▶ Aim
Gather all lines from the material that contain the word "chart".

[start Raw data]

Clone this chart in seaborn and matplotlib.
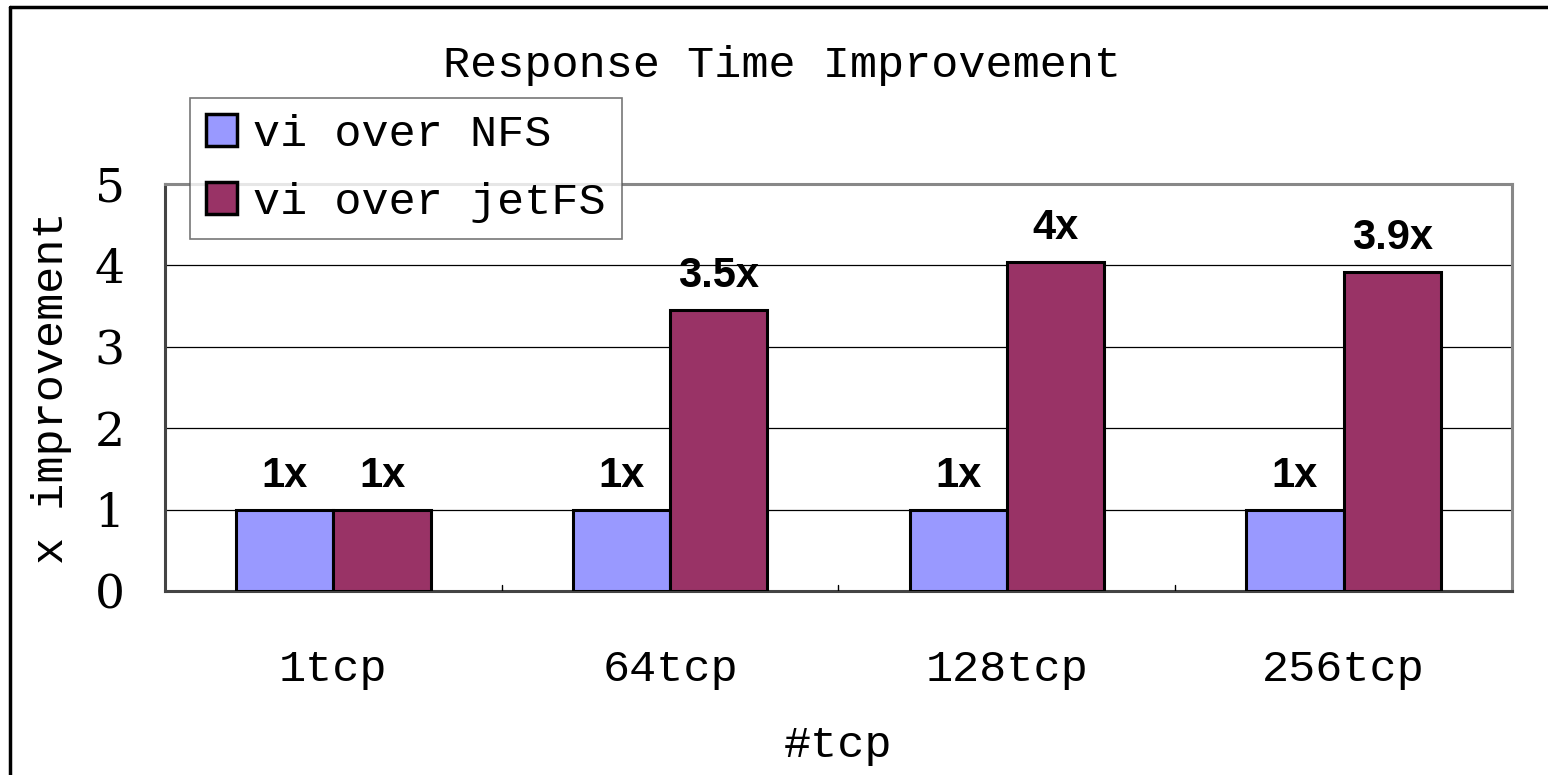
import matplotlib.pyplot as plt
import seaborn as sns
import pandas as pd
from matplotlib.lines import Line2D

# data
categories = ['1tcp', '64tcp', '128tcp', '256tcp']
series = ['vi over NFS', 'vi over jetFS']
nfs_values = [1.0, 1.0, 1.0, 1.0]
jetfs_values = [1.0, 3.45, 4.04, 3.92]
nfs_labels = ['1x', '1x', '1x', '1x']
jetfs_labels = ['1x', '3.5x', '4x', '3.9x']

colors = ['#9999FF', '#993366']
mono = 'Liberation Mono'

df = pd.DataFrame({
    'tcp': categories * 2,
    'series': [series[0]] * 4 + [series[1]] * 4,
    'value': nfs_values + jetfs_values,
})

sns.set_style('white')
plt.rcParams['font.family'] = [mono, 'DejaVu Sans']
plt.rcParams['text.color'] = 'black'
plt.rcParams['axes.labelcolor'] = 'black'
plt.rcParams['xtick.color'] = 'black'
plt.rcParams['ytick.color'] = 'black'

fig = plt.figure(figsize=(15.48, 7.75), dpi=100)
ax = fig.add_axes([0.1066, 0.2374, 0.8701, 0.5252])

sns.barplot(data=df, x='tcp', y='value', hue='series', order=categories,
            hue_order=series, palette=colors, width=0.578, saturation=1,
            edgecolor='black', linewidth=2.2, ax=ax, zorder=3)

# value labels above the bars
for container, labels in zip(ax.containers, [nfs_labels, jetfs_labels]):
    ax.bar_label(container, labels=labels, padding=10, fontsize=30,
                 fontweight='bold', family='Liberation Sans', color='black')

ax.set_ylim(0, 5)
ax.set_xlim(-0.5, 3.5)
ax.set_yticks(range(6))
ax.yaxis.grid(True, color='black', linewidth=0.9, zorder=0)
ax.set_axisbelow(True)
ax.tick_params(axis='y', labelsize=34, length=0, pad=29)
ax.tick_params(axis='x', labelsize=32.5, length=0, pad=42)
ax.set_yticklabels([str(i) for i in range(6)], family='DejaVu Serif')

ax.set_xlabel('#tcp', fontsize=32.5, labelpad=25)
ax.set_ylabel('x improvement', fontsize=32.5)
ax.yaxis.set_label_coords(-0.069, 0.5)

for s in ['top', 'right']:
    ax.spines[s].set_color('#888888')
    ax.spines[s].set_linewidth(2.2)
for s in ['left', 'bottom']:
    ax.spines[s].set_color('#444444')
    ax.spines[s].set_linewidth(2.2)

# small category separators on the bottom axis
for xb in [0.5, 1.5, 2.5]:
    ax.plot([xb, xb], [0, 0.08], color='black', linewidth=1, zorder=4)

fig.text(0.505, 0.916, 'Response Time Improvement', ha='center', va='center',
         fontsize=32.5)

handles = [plt.Rectangle((0, 0), 1, 1, facecolor=c, edgecolor='black',
                         linewidth=2.5) for c in colors]
leg = fig.legend(handles, series, loc='upper left',
                 bbox_to_anchor=(0.1227, 0.8735), fontsize=32.5, frameon=True,
                 fancybox=False, handlelength=0.7, handleheight=0.7,
                 handletextpad=0.35, borderpad=0.35, labelspacing=0.6,
                 borderaxespad=0)
leg.get_frame().set_edgecolor('#555555')
leg.get_frame().set_linewidth(1.2)
leg.set_zorder(10)
if ax.get_legend() is not None:
    ax.get_legend().remove()

# outer chart border
fig.add_artist(Line2D([10 / 1548, 1], [1 - 7 / 775, 1 - 7 / 775],
                      color='black', linewidth=2.5))
fig.add_artist(Line2D([10 / 1548, 10 / 1548], [0, 1 - 7 / 775],
                      color='black', linewidth=2.5))

fig.savefig('out.png', dpi=100)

[end Raw data]

▶ Full output
Clone this chart in seaborn and matplotlib.
# outer chart border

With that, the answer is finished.